I only had two grandparents that I ever knew: both were from my father’s side, his Mother and Stepfather. We called my Father’s stepfather “Grandpa.” Once in a while we called him: “Grandpa Ralph”, my Grandmother called him Rafael. She wanted me to be named after him, but dear old Mom would not hear of it.
Grandpa was my real Grandfather’s best friend, when Grandpa Joe died from the Spanish Influenza; Grandpa Ralph married my grandmother and her three children. He must have loved her a lot because who would marry someone with three children?
Both my real and second Grandfathers were pals who went into the U.S. Army together, with Grandpa Ralph serving in the Calvary during World War I.
All the years that I knew my grandfather, he never worked, but retired from construction, the very same construction crews that built NYC. He was at home all day, would work in his garden, pruning fig trees, grape vines and a large healthy vegetable garden. All of this in the middle of Brooklyn on a small plot of land, while also repairing and maintaining a three family apartment house.
He would take the grapes from his vine and make wine, the tomatoes and basil from his garden and make sauce, and I would take his figs from his fig tree and eat them without even washing them!
When Dad was young, he would get up at 4 in the morning and go to the Bronx on a horse and wagon, my Grandfather asleep at the reins and the horse stopping and going according to the lights, all the way to the Bronx, then back to Brooklyn!
Grandpa Ralph was a slender man that stood about 5’8’ or 5’ 9” and had a white moustache and wore a grey fedora all day long. Spoke perfect broken English, and perfect Italian swear words, that I picked up on.
In the afternoon, right after his lunch with wine would find Grandpa asleep in his kitchen chair, with his leg crossed. He could sit that way for hours without it ever going to sleep!

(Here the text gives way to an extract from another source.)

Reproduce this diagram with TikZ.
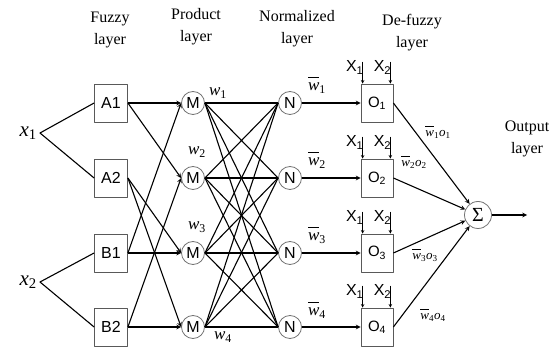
\documentclass[tikz,border=0pt]{standalone}
\usepackage{fontspec}
\setmainfont{Liberation Serif}
\newfontfamily\arialfont{Liberation Sans}
\newcommand{\wi}{\textit{w}}
\newcommand{\wbar}{$\overline{\vphantom{l}\hbox{\wi}}$}
\begin{document}
\begin{tikzpicture}[x=1pt,y=-1pt,>=stealth,line join=round,
    box/.style={draw=black!65,line width=0.8pt,minimum width=33pt,minimum height=38pt,inner sep=0pt,font=\arialfont\fontsize{16}{16}\selectfont},
    obox/.style={box,minimum width=32pt,font=\arialfont\fontsize{15}{15}\selectfont},
    neuron/.style={circle,draw=black!55,line width=0.8pt,minimum size=23pt,inner sep=0pt,font=\arialfont\fontsize{16}{16}\selectfont},
    title/.style={align=center,font=\fontsize{16}{22}\selectfont},
    wlab/.style={font=\fontsize{17}{17}\selectfont},
    olab/.style={font=\fontsize{13}{13}\selectfont},
    xlab/.style={inner sep=0pt,font=\arialfont\fontsize{16}{16}\selectfont},
    link/.style={line width=1.1pt}]
  \useasboundingbox (0,0) rectangle (549,347);
  % layer titles
  \node[title] (tfuz) at (110,30) {Fuzzy\\layer};
  \node[title] (tpro) at (196,27) {Product\\layer};
  \node[title] (tnor) at (297,29) {Normalized\\layer};
  \node[title] (tdef) at (412,33) {De-fuzzy\\layer};
  \node[title] (tout) at (527,139) {Output\\layer};
  % inputs
  \node[anchor=east,inner sep=3pt,font=\fontsize{21}{21}\selectfont] (x1) at (40,133) {\textit{x}\textsubscript{1}};
  \node[anchor=east,inner sep=3pt,font=\fontsize{21}{21}\selectfont] (x2) at (40,282) {\textit{x}\textsubscript{2}};
  \foreach \n/\y in {A1/103,A2/178,B1/253,B2/327}
    \node[box] (\n) at (111,\y) {\n};
  \foreach \i/\y in {1/103,2/178,3/253,4/327} {
    \node[neuron] (M\i) at (193,\y) {M};
    \node[neuron] (N\i) at (290,\y) {N};
    \node[obox] (O\i) at (377,\y) {O\textsubscript{\i}};
  }
  \node[circle,draw=black!55,line width=0.8pt,minimum size=27pt,inner sep=0pt,font=\fontsize{20}{20}\selectfont] (S) at (478,215) {Σ};
  \coordinate (out) at (527,215);
  % connectors
  \draw[link] (A1.west) -- (x1.east) -- (A2.west);
  \draw[link] (B1.west) -- (x2.east) -- (B2.west);
  \foreach \a/\m in {A1/M1,A1/M2,A2/M3,A2/M4,B1/M1,B1/M3,B2/M2,B2/M4}
    \draw[link,->] (\a.east) -- (\m.west);
  \foreach \i in {1,...,4}
    \foreach \j in {1,...,4}
      \draw[link] (M\i.east) -- (N\j.west);
  \foreach \i in {1,...,4} {
    \draw[link,->] (N\i) -- (O\i);
    \draw[link,->] (O\i.east) -- (S);
    \draw[line width=0.6pt,->] ([xshift=2pt,yshift=22pt]O\i.north west) -- ([xshift=2pt]O\i.north west);
    \draw[line width=0.6pt,->] ([xshift=-3pt,yshift=22pt]O\i.north east) -- ([xshift=-3pt]O\i.north east);
    \node[xlab,anchor=east] at ([xshift=3pt,yshift=16pt]O\i.north west) {X\textsubscript{1}};
    \node[xlab,anchor=east] at ([xshift=-2pt,yshift=16pt]O\i.north east) {X\textsubscript{2}};
  }
  \draw[link,->] (S) -- (out);
  % weights
  \node[wlab] at (218,93) {\wi\textsubscript{1}};
  \node[wlab] at (197,152) {\wi\textsubscript{2}};
  \node[wlab] at (197,227) {\wi\textsubscript{3}};
  \node[wlab] at (223,337) {\wi\textsubscript{4}};
  \foreach \i/\y in {1/85,2/160,3/235,4/310}
    \node[wlab] at (317,\y) {\wbar\textsubscript{\i}};
  \node[olab] at (438,132) {\wbar\textsubscript{1}\textit{o}\textsubscript{1}};
  \node[olab] at (414,162) {\wbar\textsubscript{2}\textit{o}\textsubscript{2}};
  \node[olab] at (425,255) {\wbar\textsubscript{3}\textit{o}\textsubscript{3}};
  \node[olab] at (433,315) {\wbar\textsubscript{4}\textit{o}\textsubscript{4}};
\end{tikzpicture}
\end{document}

Around late afternoon, he would sit with the little kids in front of the TV that sat in the kitchen and watch the entire kiddy’s shows, and I often wondered if he did that to learn English a little better.
He followed orders like any good husband, whatever Francesca wanted, Ralph got her, before the snap of her finger was ever completed.
When He died in 1956, there was a funeral and wake that included all of East New York, Bushwick and Bed Sty.
Ralph was nobody’s hero, no one ever really needed him, but he was universally respected. The respect came from his willingness to marry a young widow with children he loved, and a penchant for doing everything with ease and perfection.